Statistics and Its Interface

Volume 11 (2018)

Number 1

Adaptive oncology phase I trial design of drug combinations with drug-drug interaction modeling

Pages: 109 – 127

DOI: https://dx.doi.org/10.4310/SII.2018.v11.n1.a10

Authors

Yang Yang (Department of Mathematics and Statistics, University of Maryland Baltimore County, Baltimore, Md., U.S.A.)

Hong-Bin Fang (Department of Biostatistics, Bioinformatics and Biomathematics, Georgetown University, Washington, D.C., U.S.A.)

Anindya Roy (Department of Mathematics and Statistics, University of Maryland Baltimore County, Baltimore, Md., U.S.A.)

Ming Tan (Department of Biostatistics, Bioinformatics and Biomathematics, Georgetown University, Washington, D.C., U.S.A.)

Abstract

The goal of a Phase I trial is to find the maximum tolerated dose (MTD). In a single-agent dose finding Phase I trial, the key underlying assumption is that toxicity probability increases monotonically with the dose level.
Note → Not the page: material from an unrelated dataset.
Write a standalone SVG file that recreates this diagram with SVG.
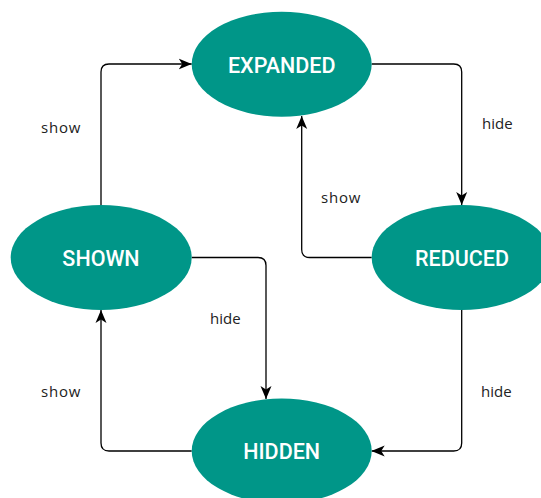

However, in multi-agent trials, this assumption may not hold because the drug-drug interaction potentially can either decrease or increase the joint toxicity as compared to either one used alone, which may lead to an unforeseen toxicity probability surface. Thus there exists multiple MTDs. We first develop a novel adaptive dose-finding approach which can be applied to these kinds of multi-drug combination trials. With this approach, drug-drug interaction and toxicity probability are modeled jointly through a Bliss independence model. The main goal of our dose finding scheme is to search for maximum tolerated region (MTR), as opposed to maximum tolerated dose (MTD), in single agent phase I trials. The method allows exploration of more combinations in the phase I stage, which is of particular relevance in oncology since phase I trials on the combinations may be the only opportunity before launching a costly phase III trial, comparing selected combination(s) with a standard of care. Dose escalation/de-escalation decision rules are determined by the posterior estimates of both joint toxicity probability and the corresponding drug-drug interaction, which can be continuously updated by sequentially assigning new patients into the trial while more data is being observed. We evaluate the operating characteristics of the proposed method through extensive simulation studies under various scenarios. The proposed method demonstrates satisfactory performance. In addition, the MTR offers several combinations that investigators may choose to advance to future trials based on external information from e.g., preclinical antitumor activities and other trials.

Keywords

adaptive Bayesian design, bliss independence, drug combination, dose finding, interaction index function, maximum tolerated dose (MTD), maximum tolerated region, objective function

The research of Fang and Tan is partly supported by US National Cancer Institute award R01CA164717.